--- Begin ---
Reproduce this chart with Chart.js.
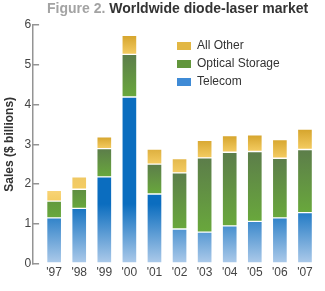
<!DOCTYPE html>
<html>
<head>
<meta charset="utf-8">
<script src="https://cdn.jsdelivr.net/npm/chart.js@4/dist/chart.umd.min.js"></script>
<style>
  html, body { margin: 0; padding: 0; background: #fff; }
  #wrap { position: relative; width: 325px; height: 291px; }
  #title { position: absolute; left: 47px; top: 0px; font: bold 14px "Liberation Sans", Arial, sans-serif; line-height: 16px; white-space: nowrap; color: #333; }
  #title .fig { color: #a3a3a3; }
</style>
</head>
<body>
<div id="wrap">
  <canvas id="c" width="325" height="291"></canvas>
  <div id="title"><span class="fig">Figure 2.</span> Worldwide diode-laser market</div>
</div>
<script>
const years = ["'97", "'98", "'99", "'00", "'01", "'02", "'03", "'04", "'05", "'06", "'07"];
const telecom = [1.15, 1.39, 2.18, 4.19, 1.75, 0.87, 0.79, 0.95, 1.06, 1.15, 1.28];
const opticalStorage = [0.42, 0.48, 0.71, 1.07, 0.75, 1.41, 1.87, 1.85, 1.76, 1.50, 1.59];
const allOther = [0.27, 0.31, 0.30, 0.48, 0.38, 0.36, 0.44, 0.42, 0.42, 0.47, 0.51];
const yTicks = [0, 1, 2, 3, 4, 5, 6];

const FONT = '"Liberation Sans", Arial, sans-serif';

function hex(c) { return [1, 3, 5].map(k => parseInt(c.substr(k, 2), 16)); }
function mix(a, b, t) {
  t = Math.max(0, Math.min(1, t));
  const A = hex(a), B = hex(b);
  return 'rgb(' + A.map((v, k) => Math.round(v + (B[k] - v) * t)).join(',') + ')';
}

// Telecom: gradient tied to the value axis
function blueFill(ctx) {
  const chart = ctx.chart, y = chart.scales && chart.scales.y;
  if (!chart.chartArea || !y) return '#3f8bd6';
  const g = chart.ctx.createLinearGradient(0, y.getPixelForValue(1.5), 0, y.getPixelForValue(0));
  g.addColorStop(0, '#0b6dbf');
  g.addColorStop(1, '#aecbea');
  return g;
}

// Segment gradient: darker at the top of each segment
function segFill(lowerArrs, ownArr, darkTop, lightTop, bottomCol, hiVal, loVal, fallback) {
  return function (ctx) {
    const chart = ctx.chart, y = chart.scales && chart.scales.y;
    const i = ctx.dataIndex;
    if (!chart.chartArea || !y || i === undefined) return fallback;
    const base = lowerArrs.reduce((s, a) => s + a[i], 0);
    const top = base + ownArr[i];
    const t = (hiVal - top) / (hiVal - loVal);
    const g = chart.ctx.createLinearGradient(0, y.getPixelForValue(top), 0, y.getPixelForValue(base));
    g.addColorStop(0, mix(darkTop, lightTop, t));
    g.addColorStop(1, bottomCol);
    return g;
  };
}

const swatch = {
  'Telecom': '#3f8bd6',
  'Optical Storage': '#62963c',
  'All Other': '#e2b744'
};

const toXY = arr => arr.map((v, i) => ({ x: i, y: v }));

const legendMove = {
  id: 'legendMove',
  afterLayout(chart) {
    const l = chart.legend;
    if (!l) return;
    const w = l.width, h = l.height;
    l.left = 171; l.top = 34;
    l.right = l.left + w; l.bottom = l.top + h;
  }
};

new Chart(document.getElementById('c'), {
  type: 'bar',
  data: {
    datasets: [
      { label: 'Telecom', data: toXY(telecom), backgroundColor: blueFill },
      { label: 'Optical Storage', data: toXY(opticalStorage),
        backgroundColor: segFill([telecom], opticalStorage, '#5c7d4a', '#63a03a', '#69a83c', 2.3, 1.4, '#62963c') },
      { label: 'All Other', data: toXY(allOther),
        backgroundColor: segFill([telecom, opticalStorage], allOther, '#d5a42c', '#f9d579', '#f4cc62', 3.2, 1.8, '#e2b744') }
    ]
  },
  options: {
    responsive: false,
    animation: false,
    events: [],
    barThickness: 15,
    borderWidth: 1,
    borderColor: 'rgba(255,255,255,0.4)',
    borderSkipped: false,
    layout: { padding: { left: 0, right: 8, top: 25, bottom: 9 } },
    scales: {
      x: {
        type: 'linear',
        offset: false,
        stacked: true,
        min: -0.84,
        max: 10.48,
        grid: { display: false, drawTicks: false, offset: false },
        border: { display: false },
        afterBuildTicks(scale) {
          scale.ticks = years.map((_, i) => ({ value: i }));
        },
        ticks: {
          autoSkip: false, maxRotation: 0, padding: 2,
          color: '#444', font: { family: FONT, size: 12 },
          callback: v => years[v]
        }
      },
      y: {
        stacked: true,
        min: 0, max: 6,
        afterBuildTicks(scale) {
          scale.ticks = yTicks.map(v => ({ value: v }));
        },
        grid: { drawOnChartArea: false, drawTicks: true, tickLength: -6, color: '#949494', lineWidth: 1.5 },
        border: { display: true, color: '#949494', width: 1.5 },
        ticks: { padding: 8, color: '#444', font: { family: FONT, size: 12 } },
        title: { display: true, text: 'Sales ($ billions)', color: '#333',
                 font: { family: FONT, size: 12, weight: 'bold' }, padding: { top: 2, bottom: 0 } }
      }
    },
    plugins: {
      title: { display: false },
      tooltip: { enabled: false },
      legend: {
        position: 'chartArea',
        align: 'start',
        reverse: true,
        labels: {
          boxWidth: 14, boxHeight: 8, padding: 6,
          color: '#333', font: { family: FONT, size: 12 },
          generateLabels(chart) {
            const items = Chart.defaults.plugins.legend.labels.generateLabels(chart);
            return items.map(it => Object.assign(it, {
              fillStyle: swatch[it.text], strokeStyle: swatch[it.text], lineWidth: 0
            }));
          }
        }
      }
    }
  },
  plugins: [legendMove]
});
</script>
</body>
</html>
--- End ---
Leave out the pictures and restate everything else word for word.

Reproduce this chart with Chart.js.
<!DOCTYPE html>
<html>
<head>
<meta charset="utf-8">
<script src="https://cdn.jsdelivr.net/npm/chart.js@4/dist/chart.umd.min.js"></script>
<style>
  html, body { margin: 0; padding: 0; background: #fff; }
  #wrap { position: relative; width: 325px; height: 291px; }
  #title { position: absolute; left: 47px; top: 0px; font: bold 14px "Liberation Sans", Arial, sans-serif; line-height: 16px; white-space: nowrap; color: #333; }
  #title .fig { color: #a3a3a3; }
</style>
</head>
<body>
<div id="wrap">
  <canvas id="c" width="325" height="291"></canvas>
  <div id="title"><span class="fig">Figure 2.</span> Worldwide diode-laser market</div>
</div>
<script>
const years = ["'97", "'98", "'99", "'00", "'01", "'02", "'03", "'04", "'05", "'06", "'07"];
const telecom = [1.15, 1.39, 2.18, 4.19, 1.75, 0.87, 0.79, 0.95, 1.06, 1.15, 1.28];
const opticalStorage = [0.42, 0.48, 0.71, 1.07, 0.75, 1.41, 1.87, 1.85, 1.76, 1.50, 1.59];
const allOther = [0.27, 0.31, 0.30, 0.48, 0.38, 0.36, 0.44, 0.42, 0.42, 0.47, 0.51];
const yTicks = [0, 1, 2, 3, 4, 5, 6];

const FONT = '"Liberation Sans", Arial, sans-serif';

function hex(c) { return [1, 3, 5].map(k => parseInt(c.substr(k, 2), 16)); }
function mix(a, b, t) {
  t = Math.max(0, Math.min(1, t));
  const A = hex(a), B = hex(b);
  return 'rgb(' + A.map((v, k) => Math.round(v + (B[k] - v) * t)).join(',') + ')';
}

// Telecom: gradient tied to the value axis
function blueFill(ctx) {
  const chart = ctx.chart, y = chart.scales && chart.scales.y;
  if (!chart.chartArea || !y) return '#3f8bd6';
  const g = chart.ctx.createLinearGradient(0, y.getPixelForValue(1.5), 0, y.getPixelForValue(0));
  g.addColorStop(0, '#0b6dbf');
  g.addColorStop(1, '#aecbea');
  return g;
}

// Segment gradient: darker at the top of each segment
function segFill(lowerArrs, ownArr, darkTop, lightTop, bottomCol, hiVal, loVal, fallback) {
  return function (ctx) {
    const chart = ctx.chart, y = chart.scales && chart.scales.y;
    const i = ctx.dataIndex;
    if (!chart.chartArea || !y || i === undefined) return fallback;
    const base = lowerArrs.reduce((s, a) => s + a[i], 0);
    const top = base + ownArr[i];
    const t = (hiVal - top) / (hiVal - loVal);
    const g = chart.ctx.createLinearGradient(0, y.getPixelForValue(top), 0, y.getPixelForValue(base));
    g.addColorStop(0, mix(darkTop, lightTop, t));
    g.addColorStop(1, bottomCol);
    return g;
  };
}

const swatch = {
  'Telecom': '#3f8bd6',
  'Optical Storage': '#62963c',
  'All Other': '#e2b744'
};

const toXY = arr => arr.map((v, i) => ({ x: i, y: v }));

const legendMove = {
  id: 'legendMove',
  afterLayout(chart) {
    const l = chart.legend;
    if (!l) return;
    const w = l.width, h = l.height;
    l.left = 171; l.top = 34;
    l.right = l.left + w; l.bottom = l.top + h;
  }
};

new Chart(document.getElementById('c'), {
  type: 'bar',
  data: {
    datasets: [
      { label: 'Telecom', data: toXY(telecom), backgroundColor: blueFill },
      { label: 'Optical Storage', data: toXY(opticalStorage),
        backgroundColor: segFill([telecom], opticalStorage, '#5c7d4a', '#63a03a', '#69a83c', 2.3, 1.4, '#62963c') },
      { label: 'All Other', data: toXY(allOther),
        backgroundColor: segFill([telecom, opticalStorage], allOther, '#d5a42c', '#f9d579', '#f4cc62', 3.2, 1.8, '#e2b744') }
    ]
  },
  options: {
    responsive: false,
    animation: false,
    events: [],
    barThickness: 15,
    borderWidth: 1,
    borderColor: 'rgba(255,255,255,0.4)',
    borderSkipped: false,
    layout: { padding: { left: 0, right: 8, top: 25, bottom: 9 } },
    scales: {
      x: {
        type: 'linear',
        offset: false,
        stacked: true,
        min: -0.84,
        max: 10.48,
        grid: { display: false, drawTicks: false, offset: false },
        border: { display: false },
        afterBuildTicks(scale) {
          scale.ticks = years.map((_, i) => ({ value: i }));
        },
        ticks: {
          autoSkip: false, maxRotation: 0, padding: 2,
          color: '#444', font: { family: FONT, size: 12 },
          callback: v => years[v]
        }
      },
      y: {
        stacked: true,
        min: 0, max: 6,
        afterBuildTicks(scale) {
          scale.ticks = yTicks.map(v => ({ value: v }));
        },
        grid: { drawOnChartArea: false, drawTicks: true, tickLength: -6, color: '#949494', lineWidth: 1.5 },
        border: { display: true, color: '#949494', width: 1.5 },
        ticks: { padding: 8, color: '#444', font: { family: FONT, size: 12 } },
        title: { display: true, text: 'Sales ($ billions)', color: '#333',
                 font: { family: FONT, size: 12, weight: 'bold' }, padding: { top: 2, bottom: 0 } }
      }
    },
    plugins: {
      title: { display: false },
      tooltip: { enabled: false },
      legend: {
        position: 'chartArea',
        align: 'start',
        reverse: true,
        labels: {
          boxWidth: 14, boxHeight: 8, padding: 6,
          color: '#333', font: { family: FONT, size: 12 },
          generateLabels(chart) {
            const items = Chart.defaults.plugins.legend.labels.generateLabels(chart);
            return items.map(it => Object.assign(it, {
              fillStyle: swatch[it.text], strokeStyle: swatch[it.text], lineWidth: 0
            }));
          }
        }
      }
    }
  },
  plugins: [legendMove]
});
</script>
</body>
</html>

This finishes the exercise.